I like to work with the author as closely as possible. After a first reading I’ll talk them through my overarching response to the manuscript and discuss their own aims for it, to make sure we have the same vision for the book. I’ll then do a structural edit, making notes on the page and writing a separate editorial letter, focusing on the bigger picture things – plot, structure, voice, characterisation, themes. At a later stage I’ll do a line-edit, commenting on individual moments, sentences, even word choices. Sometimes the author will only need to revise the manuscript once; other times we’ll go back and forth over multiple drafts. But it’s important to know when to stop, too.
What are the top 3 problems you encounter when editing novels?
Beginnings that take too long to get going – perhaps because the author has spent lots of time introducing the characters, filling in backstory or setting the scene. Middles that aren’t well-formed – they might be erratic in pace or contain unnecessary scenes or lose focus. Endings that feel unsatisfying – whether because they’ve been rushed or feel inconclusive or tie everything up a little too neatly.
On a page-by-page level, the three things I find myself flagging up most frequently are unsubtle chunks of exposition, repetitions (word repetitions or making the same point more than once) and excess stage directions – that is, descriptions of characters’ inconsequential actions or body language that the reader could imagine the scene just as well without.
Are differences of opinion between an editor and an author common?

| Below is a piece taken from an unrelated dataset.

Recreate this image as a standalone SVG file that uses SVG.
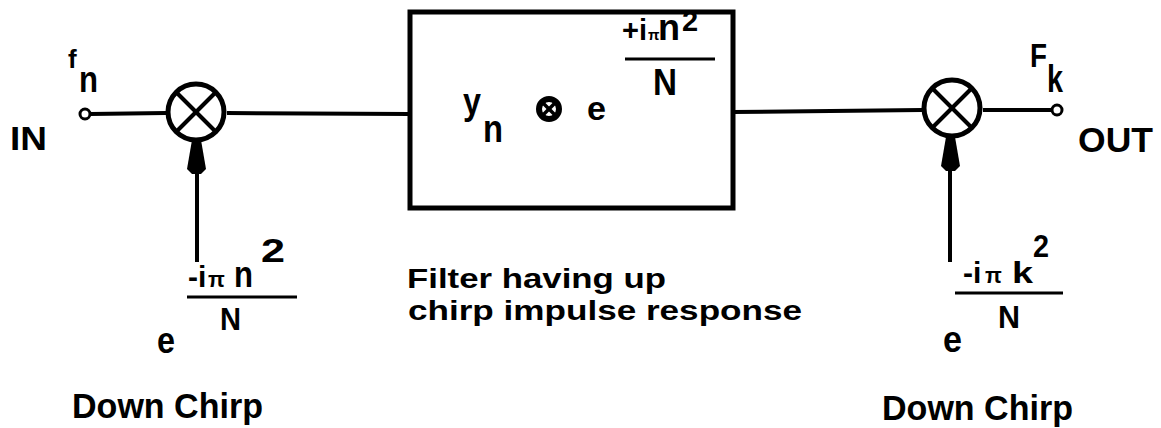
<svg xmlns="http://www.w3.org/2000/svg" width="1161" height="428" viewBox="0 0 1161 428">
<style>
text{font-family:"Liberation Sans",Arial,sans-serif;fill:#000;font-weight:bold}
.w{stroke:#000;stroke-width:4;fill:none}
.bar{stroke:#000;stroke-width:3}
.mix{fill:#fff;stroke:#000;stroke-width:5}
.term{fill:#fff;stroke:#000;stroke-width:3}
</style>
<rect width="1161" height="428" fill="#fff"/>
<g id="connectors">
<line class="w" x1="90" y1="114" x2="166" y2="113"/>
<line class="w" x1="227" y1="113" x2="410" y2="114"/>
<line class="w" x1="733" y1="112" x2="922" y2="110"/>
<line class="w" x1="983" y1="110" x2="1052" y2="110"/>
<line class="w" x1="197" y1="170" x2="197" y2="262"/>
<polygon points="192,140 201,140 206,169 201,174 192,174 187,169" fill="#000"/>
<line class="w" x1="950" y1="168" x2="950" y2="262"/>
<polygon points="946,137 955,137 960,166 955,171 946,171 941,166" fill="#000"/>
</g>
<g id="input">
<circle class="term" cx="85" cy="114" r="5"/>
<text x="68" y="68" font-size="26">f</text>
<text x="79" y="92" font-size="36" textLength="19" lengthAdjust="spacingAndGlyphs">n</text>
<text x="10" y="150" font-size="34" textLength="37" lengthAdjust="spacingAndGlyphs">IN</text>
</g>
<g id="mixer-in">
<circle class="mix" cx="196" cy="112" r="28"/>
<line class="w" x1="177" y1="93" x2="215" y2="131"/>
<line class="w" x1="215" y1="93" x2="177" y2="131"/>
<text y="287" font-size="30"><tspan x="188">-i</tspan><tspan x="208" font-size="22">π</tspan><tspan x="234" font-size="36" textLength="19" lengthAdjust="spacingAndGlyphs">n</tspan><tspan x="261" y="262" font-size="34" textLength="24" lengthAdjust="spacingAndGlyphs">2</tspan></text>
<line class="bar" x1="187" y1="297" x2="297" y2="297"/>
<text x="220" y="330" font-size="32" textLength="21" lengthAdjust="spacingAndGlyphs">N</text>
<text x="157" y="353" font-size="36" textLength="18" lengthAdjust="spacingAndGlyphs">e</text>
<text x="72" y="418" font-size="35" textLength="191" lengthAdjust="spacingAndGlyphs">Down Chirp</text>
</g>
<g id="filter">
<rect x="410" y="12" width="323" height="196" fill="none" stroke="#000" stroke-width="5"/>
<text x="463" y="114" font-size="36" textLength="18" lengthAdjust="spacingAndGlyphs">y</text>
<text x="483" y="142" font-size="38" textLength="20" lengthAdjust="spacingAndGlyphs">n</text>
<circle cx="549" cy="109" r="10" fill="#fff" stroke="#000" stroke-width="6"/>
<line x1="542" y1="102" x2="556" y2="116" stroke="#000" stroke-width="3.5"/>
<line x1="556" y1="102" x2="542" y2="116" stroke="#000" stroke-width="3.5"/>
<text x="587" y="120" font-size="34" textLength="19" lengthAdjust="spacingAndGlyphs">e</text>
<text y="40" font-size="29"><tspan x="622">+i</tspan><tspan x="648" font-size="15">π</tspan><tspan x="658" font-size="36" textLength="22" lengthAdjust="spacingAndGlyphs">n</tspan><tspan x="682" y="31" font-size="29">2</tspan></text>
<line class="bar" x1="625" y1="59" x2="715" y2="59"/>
<text x="653" y="95" font-size="36" textLength="24" lengthAdjust="spacingAndGlyphs">N</text>
<text font-size="28"><tspan x="407" y="288" textLength="259" lengthAdjust="spacingAndGlyphs">Filter having up</tspan><tspan x="408" y="320" textLength="394" lengthAdjust="spacingAndGlyphs">chirp impulse response</tspan></text>
</g>
<g id="mixer-out">
<circle class="mix" cx="952" cy="108" r="28"/>
<line class="w" x1="933" y1="89" x2="971" y2="127"/>
<line class="w" x1="971" y1="89" x2="933" y2="127"/>
<text y="283" font-size="30"><tspan x="963">-i</tspan><tspan x="985" font-size="22">π</tspan><tspan x="1012" font-size="30" textLength="21" lengthAdjust="spacingAndGlyphs">k</tspan><tspan x="1033" y="257" font-size="32" textLength="16" lengthAdjust="spacingAndGlyphs">2</tspan></text>
<line class="bar" x1="955" y1="293" x2="1063" y2="293"/>
<text x="998" y="328" font-size="32" textLength="22" lengthAdjust="spacingAndGlyphs">N</text>
<text x="943" y="352" font-size="36" textLength="19" lengthAdjust="spacingAndGlyphs">e</text>
<text x="882" y="420" font-size="35" textLength="191" lengthAdjust="spacingAndGlyphs">Down Chirp</text>
</g>
<g id="output">
<circle class="term" cx="1057" cy="110" r="5"/>
<text x="1030" y="67" font-size="33" textLength="17" lengthAdjust="spacingAndGlyphs">F</text>
<text x="1047" y="92" font-size="38" textLength="16" lengthAdjust="spacingAndGlyphs">k</text>
<text x="1078" y="152" font-size="35" textLength="75" lengthAdjust="spacingAndGlyphs">OUT</text>
</g>
</svg>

How do you deal with them?
I’ve never had a significant difference of opinion with an author (famous last words…), though of course they come up – it’s only to be expected given that the way readers respond to novels is subjective. Establishing a mutually respectful and trusting relationship is the key to it. The author needs to remember that the editor is the fresh pair of eyes that they don’t have, and there to bridge the gap between writer and reader. The editor needs to abide by the author’s vision for the book, rather than imposing their own ideas. In the end, all editorial notes are suggestions rather than instructions, so the author gets the final say.
Finally, can you let us know about a book you’re working on/recently worked on that we ought to get very excited about?
Oh, there are so many! Naomi Wood has written a dazzling novel about Hemingway’s four marriages, Mrs Hemingway. Shotgun Lovesongs by Nickolas Butler is the most verdant, heartfelt novel about friendship and small-town American life I’ve read in years. Jessie Burton’s The Miniaturist is an absolute show-stopper – a heady, subversive, unputdownable novel set against a backdrop of the Dutch Golden Age and featuring a young woman in search of herself, a wealthy merchant with a secret and an elusive miniaturist whose tiny figures might just have the power to predict the future. All of these books are published in 2014 and I hope readers will find them as exciting as I do.